We asked our Supervisor, Programmatic, at Just Global, Jessie Goff her strategy:
As a B2B agency, we’re accustomed to looking at things differently for our clients, which is why we came up with the idea of introducing a weather rail. This allowed us to layer in an extra set of targeting capabilities where the ads would only turn on when the temperature in a certain area dropped below or increased above a pre-set degree. We were able to upload these parameters and make the budget go much further as there was no wastage during weather temps when people are least likely to be gardening.
We activated the campaign by utilizing paid social tactics across all four of the above campaign objectives, with a substantial budget allocation that gave us a presence on multiple platforms: Pinterest, Instagram, Facebook, and TikTok. Paid search was used as an always-on tactic to capture active searches throughout the year and we leveraged programmatic display ad YouTube to support the primary and secondary campaign objectives. We focused CTV and programmatic video solely on the primary objectives.
When we approached the look and feel of the campaign, we had to consider that Monrovia is a high-end, premium, well-established brand, and although competitive, the world of flowers and plants traditionally has a more genteel approach to messaging than many other sectors.
In past years, the client ran the same creative executions across all platforms. But as we were proposing a full-funnel campaign this time round, there needed to be a different look and feel, as well as messaging, for each stage of the funnel, and the four campaign objectives. This was critical to ensuring success in a full-funnel campaign, which we call ‘creative modulation’. Each stage of the funnel had a unique look and feel that all family together to the master brand. This ensured ad fatigue didn’t set in, as well as keeping users engaged. If they saw the same ad at the next stage, they’d be less likely to click on it as they’d think they’d seen it before.
It was important that we featured Monrovia’s green pot, as it’s synonymous with Monrovia, which is why it had to be such an integral part of the campaign’s visual identity. It’s shown in all the creative executions, positioned with a garden landscape, as the goal was to show the audience what’s possible in their own landscape. In addition, we wanted to convey the quality of Monrovia’s plants without knocking the competition, and highlight the value of the product. That’s why we came up with the message, ‘A lasting landscape begins with Monrovia quality’, which emphasizes how good plants are, and that it will give you something that lasts for a very long time.

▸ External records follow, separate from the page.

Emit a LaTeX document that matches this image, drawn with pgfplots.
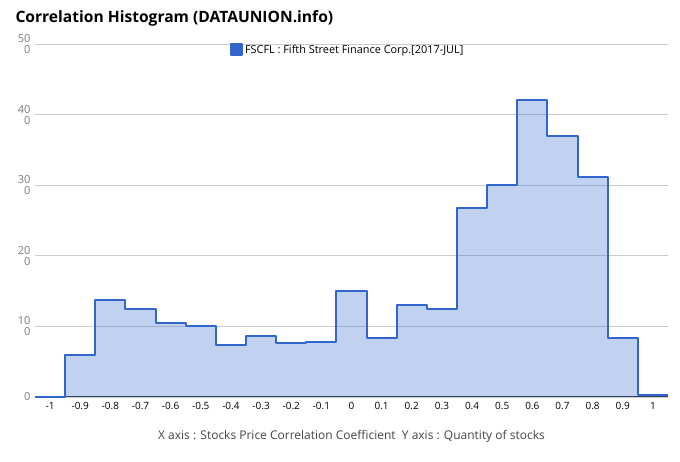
\documentclass[border=0pt]{standalone}
\usepackage{pgfplots}
\pgfplotsset{compat=1.18}
\usepackage{fontspec}
\setmainfont{Open Sans}
\definecolor{lineblue}{HTML}{3366CC}
\definecolor{gridgray}{HTML}{CCCCCC}
\definecolor{ylab}{HTML}{7A7A7A}
\definecolor{xlab}{HTML}{444444}
\definecolor{basec}{HTML}{333333}
\pgfplotstableread{
x y
-1.05 0
-0.95 60
-0.85 137
-0.75 125
-0.65 105
-0.55 100
-0.45 74
-0.35 87
-0.25 76
-0.15 78
-0.05 150
0.05 83
0.15 131
0.25 124
0.35 267
0.45 300
0.55 420
0.65 369
0.75 311
0.85 84
0.95 3
1.05 3
}\histdata
\begin{document}
\begin{tikzpicture}[x=1pt,y=1pt]
\path[use as bounding box] (0,0) rectangle (680,462);
\node[anchor=west,font=\fontsize{15.6}{18}\selectfont\bfseries,text=black] at (12,444) {Correlation Histogram (DATAUNION.info)};
\begin{axis}[
  at={(35pt,65pt)}, anchor=south west,
  scale only axis, width=633pt, height=353pt,
  xmin=-1.05, xmax=1.05, ymin=0, ymax=500,
  axis x line*=bottom, axis y line*=left,
  x axis line style={draw=basec, line width=1pt, -},
  y axis line style={draw=none},
  major tick length=0pt,
  xtick={-1,-0.9,-0.8,-0.7,-0.6,-0.5,-0.4,-0.3,-0.2,-0.1,0,0.1,0.2,0.3,0.4,0.5,0.6,0.7,0.8,0.9,1},
  xticklabels={-1,-0.9,-0.8,-0.7,-0.6,-0.5,-0.4,-0.3,-0.2,-0.1,0,0.1,0.2,0.3,0.4,0.5,0.6,0.7,0.8,0.9,1},
  xticklabel style={font=\fontsize{10}{12}\selectfont, text=black, yshift=-2pt},
  ytick={0,100,200,300,400,500},
  yticklabels={0,{10\\0},{20\\0},{30\\0},{40\\0},{50\\0}},
  yticklabel style={font=\fontsize{11}{11}\selectfont, text=ylab, align=right, xshift=-1pt},
  ymajorgrids, major grid style={draw=gridgray, line width=0.8pt},
  xlabel={X axis : Stocks Price Correlation Coefficient\ \ Y axis : Quantity of stocks},
  xlabel style={font=\fontsize{12}{14}\selectfont, text=xlab, yshift=-14pt},
  legend style={at={(0.494,0.983)}, anchor=center, draw=none, fill=none,
    font=\fontsize{10.9}{12}\selectfont, text=black},
  clip=false,
]
\addplot[const plot, draw=none, fill=lineblue, fill opacity=0.3, forget plot] table[x=x,y=y] {\histdata} \closedcycle;
\addplot[const plot, draw=lineblue, line width=2pt, line join=round,
  legend image code/.code={\fill[lineblue] (0pt,-5.5pt) rectangle (11pt,5.5pt);}] table[x=x,y=y] {\histdata};
\addlegendentry{FSCFL : Fifth Street Finance Corp.[2017-JUL]}
\end{axis}
\end{tikzpicture}
\end{document}
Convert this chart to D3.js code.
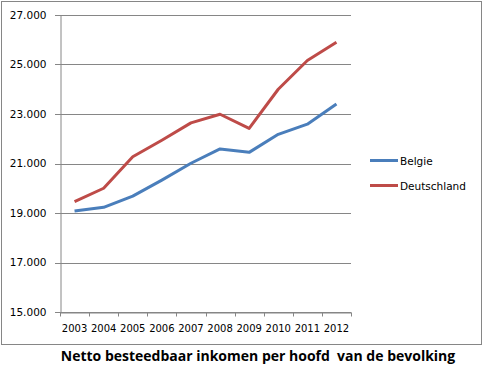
<!DOCTYPE html>
<html><head><meta charset="utf-8">
<script src="https://cdn.jsdelivr.net/npm/d3@7"></script>
<style>body{margin:0;background:#fff}svg{display:block}</style>
</head><body>
<svg id="c" width="483" height="366"></svg>
<script>
const years = ["2003","2004","2005","2006","2007","2008","2009","2010","2011","2012"];
const belgie = [19080, 19230, 19680, 20330, 21010, 21590, 21450, 22180, 22590, 23400];
const deutschland = [19460, 20000, 21270, 21940, 22640, 22990, 22420, 24000, 25160, 25900];
const yTicks = [15000, 17000, 19000, 21000, 23000, 25000, 27000];
const seriesNames = ["Belgie", "Deutschland"];
const colors = ["#4a7ebb", "#be4b48"];
const title = "Netto besteedbaar inkomen per hoofd\u00a0 van de bevolking";

const svg = d3.select("#c");
const grid = "#868686";
const font = "DejaVu Sans";

// chart frame
svg.append("rect").attr("x",1.5).attr("y",1.5).attr("width",480).attr("height",343)
  .attr("fill","#fff").attr("stroke",grid).attr("stroke-width",1);

const x = d3.scaleBand().domain(years).range([60, 351]);
const y = d3.scaleLinear().domain([15000, 27000]).range([312, 15]);

// gridlines
svg.append("g").selectAll("line").data(yTicks).join("line")
  .attr("x1",55).attr("x2",351)
  .attr("y1",d=>Math.round(y(d))+0.5).attr("y2",d=>Math.round(y(d))+0.5)
  .attr("stroke",grid).attr("stroke-width",1);

// y axis
const ya = svg.append("g").attr("transform","translate(60.5,0)")
  .call(d3.axisLeft(y).tickValues(yTicks).tickSize(0).tickPadding(14)
    .tickFormat(d=>d3.format(",")(d).replace(/,/g,".")));
ya.select(".domain").attr("stroke",grid);
ya.selectAll("text").attr("font-family",font).attr("font-size","10.5px").attr("fill","#000");

// x axis
const xa = svg.append("g").attr("transform","translate(0,312.5)")
  .call(d3.axisBottom(x).tickSize(0).tickPadding(12));
xa.select(".domain").attr("stroke",grid);
xa.selectAll("text").attr("font-family",font).attr("font-size","10px").attr("fill","#000");
const bounds = years.map(d=>x(d)).concat([x.range()[1]]);
xa.selectAll(".bt").data(bounds).join("line").attr("class","bt")
  .attr("x1",d=>Math.round(d)+0.5).attr("x2",d=>Math.round(d)+0.5)
  .attr("y1",0).attr("y2",4).attr("stroke",grid);

// lines
const line = d3.line().x((d,i)=>x(years[i])+x.bandwidth()/2).y(d=>y(d));
[belgie, deutschland].forEach((s,i)=>{
  svg.append("path").datum(s).attr("d",line).attr("fill","none")
    .attr("stroke",colors[i]).attr("stroke-width",3).attr("stroke-linejoin","round");
});

// legend
const lg = svg.append("g");
seriesNames.forEach((n,i)=>{
  const yy = 160.5 + i*25;
  lg.append("line").attr("x1",370).attr("x2",398).attr("y1",yy).attr("y2",yy)
    .attr("stroke",colors[i]).attr("stroke-width",3);
  lg.append("text").attr("x",400).attr("y",yy+4).text(n)
    .attr("font-family",font).attr("font-size","10.5px").attr("fill","#000");
});

// title
svg.append("text").attr("x",258).attr("y",361).attr("text-anchor","middle")
  .attr("font-family","Open Sans").attr("font-weight","bold").attr("font-size","14px")
  .attr("fill","#000").text(title);
</script>
</body></html>
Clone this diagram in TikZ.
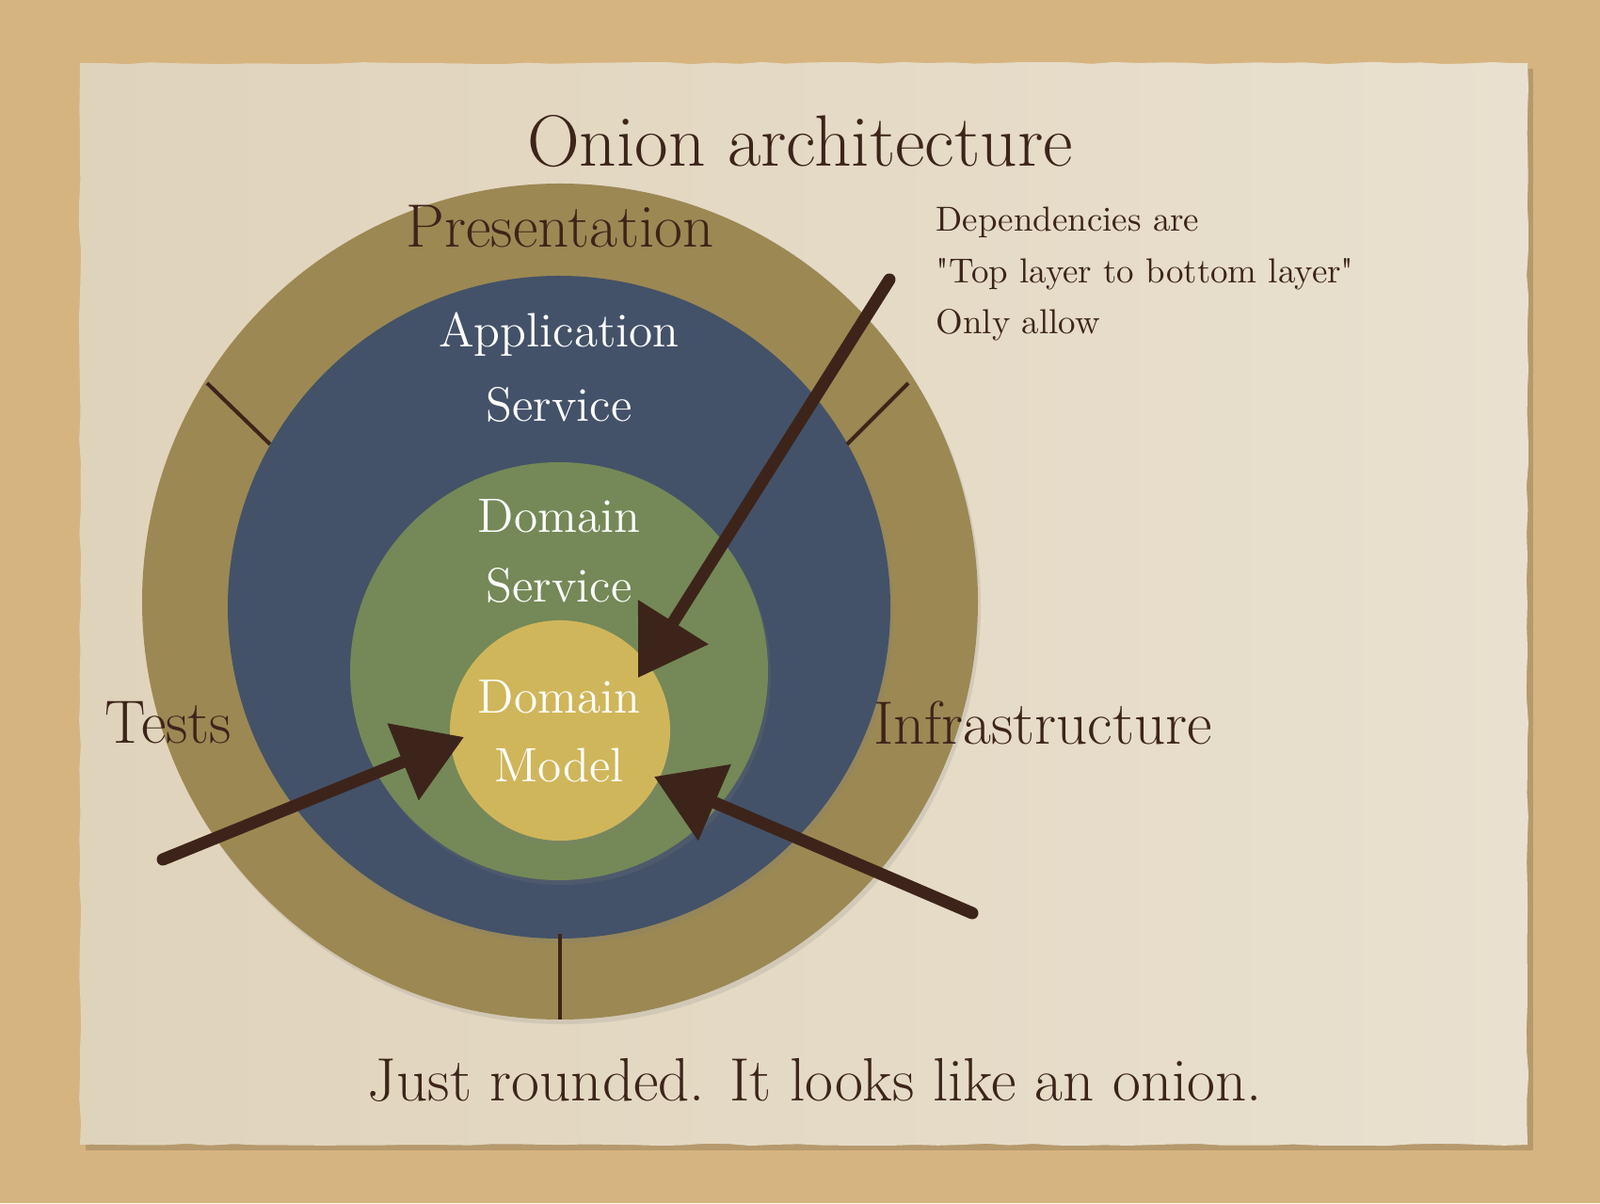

Given Monrovia sells over 4,000 varieties of plants, the second objective was matching the right plant to each customer. What we showed here was that quality is synonymous with the green pot, no matter which variety they choose. With their My Plantfinder database they have created a whole taxonomy of different varieties of plants and can offer the perfect plant for any environment. We came up with a specific creative that shows the breadth of plants they offer – from annuals to edibles, from ground cover to shrubs.
To make the budget go further we refreshed the creative from the first two objectives and replaced the messaging. The client wanted to drive a portion of foot traffic to Lowe’s, so we created bespoke ads specifically calling out Lowe’s. And for another subset, they wanted to drive customers to independent garden centers, so we made bespoke ads for that. We also highlighted their top-selling plants – Hydrangeas, Coneflowers, and Roses to subtly increase demand for these top sellers.
Although the peak season for Monrovia is March to May, to maintain brand awareness being on in pre-spring is important – not just advertising around this time. However, budgets meant that we had to devise a way that they could increase the frequency of their advertising around this peak season, while also maintaining a continuous presence. As people plan how they want their garden to look before they purchase plants, we suggested a campaign on Pinterest – the platform people use to plan things. To get people inspired and excited, Monrovia produced a series of Garden Design Guides explaining how to plan and create your perfect garden based on popular themes. This created a sense of excitement among the audience and grabbed their attention ahead of the peak season when they’d be ready to buy Monrovia’s plants.